The task:
The listing below begins with the first line you should copy; stop after the line containing "plt.rcParams['hatch.linewidth'] = 1.0", and drop every picture.

Source material:

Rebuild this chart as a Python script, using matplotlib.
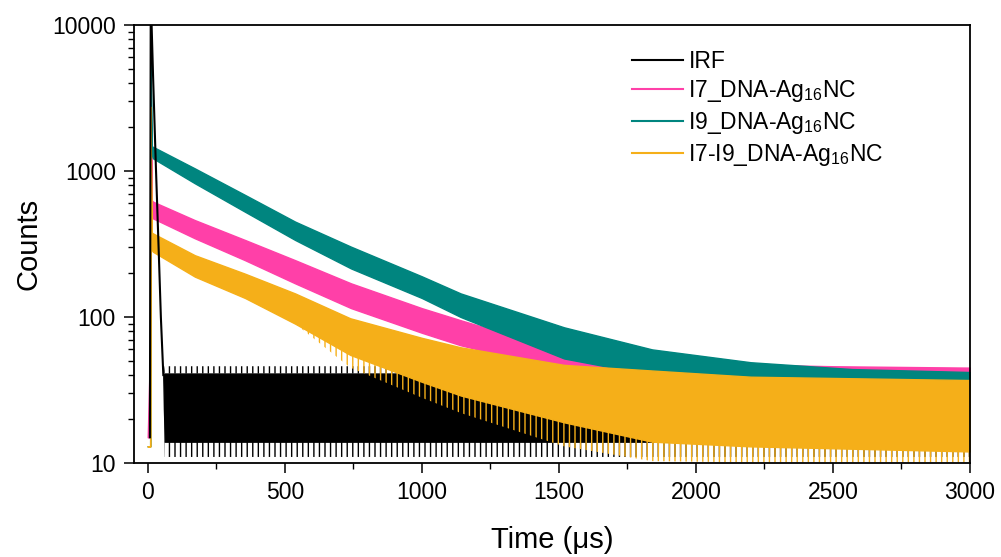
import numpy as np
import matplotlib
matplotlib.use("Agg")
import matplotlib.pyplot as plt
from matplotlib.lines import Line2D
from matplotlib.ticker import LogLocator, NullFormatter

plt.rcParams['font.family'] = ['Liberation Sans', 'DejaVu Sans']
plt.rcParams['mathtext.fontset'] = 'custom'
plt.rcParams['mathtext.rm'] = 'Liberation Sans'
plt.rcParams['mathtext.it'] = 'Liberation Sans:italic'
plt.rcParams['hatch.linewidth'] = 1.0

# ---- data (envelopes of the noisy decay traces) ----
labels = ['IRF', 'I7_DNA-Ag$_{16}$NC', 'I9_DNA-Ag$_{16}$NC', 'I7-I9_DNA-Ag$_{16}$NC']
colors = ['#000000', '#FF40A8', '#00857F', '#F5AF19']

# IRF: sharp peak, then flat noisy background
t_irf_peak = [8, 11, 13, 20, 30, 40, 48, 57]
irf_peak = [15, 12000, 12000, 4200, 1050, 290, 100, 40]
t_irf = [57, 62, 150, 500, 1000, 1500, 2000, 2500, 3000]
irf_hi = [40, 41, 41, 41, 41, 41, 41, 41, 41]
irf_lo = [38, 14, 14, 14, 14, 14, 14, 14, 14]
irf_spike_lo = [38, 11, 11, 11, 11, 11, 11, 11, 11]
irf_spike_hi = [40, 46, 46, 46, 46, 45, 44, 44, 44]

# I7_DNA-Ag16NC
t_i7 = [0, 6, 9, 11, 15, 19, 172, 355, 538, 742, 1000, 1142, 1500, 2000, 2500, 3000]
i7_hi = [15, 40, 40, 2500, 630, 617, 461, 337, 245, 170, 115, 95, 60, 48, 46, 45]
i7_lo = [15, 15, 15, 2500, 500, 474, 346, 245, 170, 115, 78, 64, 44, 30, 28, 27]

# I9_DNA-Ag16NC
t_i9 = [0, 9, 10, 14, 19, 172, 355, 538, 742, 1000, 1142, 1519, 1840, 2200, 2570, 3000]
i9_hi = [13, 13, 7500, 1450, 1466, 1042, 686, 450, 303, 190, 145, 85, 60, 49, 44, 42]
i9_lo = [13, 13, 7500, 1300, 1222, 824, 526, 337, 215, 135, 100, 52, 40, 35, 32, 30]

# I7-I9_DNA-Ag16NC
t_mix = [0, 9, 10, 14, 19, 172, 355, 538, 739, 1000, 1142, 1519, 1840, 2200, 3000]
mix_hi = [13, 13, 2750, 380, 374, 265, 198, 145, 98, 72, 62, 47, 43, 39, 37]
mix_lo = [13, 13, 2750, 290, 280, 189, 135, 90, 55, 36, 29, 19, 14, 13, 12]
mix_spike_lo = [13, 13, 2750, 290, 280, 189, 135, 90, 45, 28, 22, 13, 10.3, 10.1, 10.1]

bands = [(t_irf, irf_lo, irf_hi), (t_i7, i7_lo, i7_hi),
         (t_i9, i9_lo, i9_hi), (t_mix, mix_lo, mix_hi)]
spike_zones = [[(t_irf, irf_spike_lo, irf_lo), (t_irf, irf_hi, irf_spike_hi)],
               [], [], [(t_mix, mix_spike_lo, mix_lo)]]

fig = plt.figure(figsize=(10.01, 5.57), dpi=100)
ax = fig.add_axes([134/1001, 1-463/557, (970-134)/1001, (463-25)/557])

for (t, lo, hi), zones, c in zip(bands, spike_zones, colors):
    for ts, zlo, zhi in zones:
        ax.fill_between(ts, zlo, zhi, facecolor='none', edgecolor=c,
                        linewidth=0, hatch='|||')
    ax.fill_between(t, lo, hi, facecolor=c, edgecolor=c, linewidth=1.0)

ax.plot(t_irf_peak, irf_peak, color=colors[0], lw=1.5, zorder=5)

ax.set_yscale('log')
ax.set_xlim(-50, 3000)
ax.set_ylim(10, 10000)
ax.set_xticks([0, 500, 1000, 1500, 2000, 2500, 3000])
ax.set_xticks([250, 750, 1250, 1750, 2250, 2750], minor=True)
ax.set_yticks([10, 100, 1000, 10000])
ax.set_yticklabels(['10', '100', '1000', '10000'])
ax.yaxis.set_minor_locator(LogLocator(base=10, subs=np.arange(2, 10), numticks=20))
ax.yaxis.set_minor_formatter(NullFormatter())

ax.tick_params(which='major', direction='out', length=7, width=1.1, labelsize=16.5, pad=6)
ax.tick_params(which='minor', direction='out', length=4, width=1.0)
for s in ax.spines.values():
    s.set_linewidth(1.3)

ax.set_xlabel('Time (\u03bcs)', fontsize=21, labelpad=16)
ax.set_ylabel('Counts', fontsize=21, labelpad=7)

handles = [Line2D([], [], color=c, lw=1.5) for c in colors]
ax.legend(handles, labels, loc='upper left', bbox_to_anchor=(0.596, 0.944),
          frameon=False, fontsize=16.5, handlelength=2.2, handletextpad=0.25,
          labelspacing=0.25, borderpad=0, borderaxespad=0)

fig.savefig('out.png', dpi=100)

Exercise output:
Rebuild this chart as a Python script, using matplotlib.
import numpy as np
import matplotlib
matplotlib.use("Agg")
import matplotlib.pyplot as plt
from matplotlib.lines import Line2D
from matplotlib.ticker import LogLocator, NullFormatter

plt.rcParams['font.family'] = ['Liberation Sans', 'DejaVu Sans']
plt.rcParams['mathtext.fontset'] = 'custom'
plt.rcParams['mathtext.rm'] = 'Liberation Sans'
plt.rcParams['mathtext.it'] = 'Liberation Sans:italic'
plt.rcParams['hatch.linewidth'] = 1.0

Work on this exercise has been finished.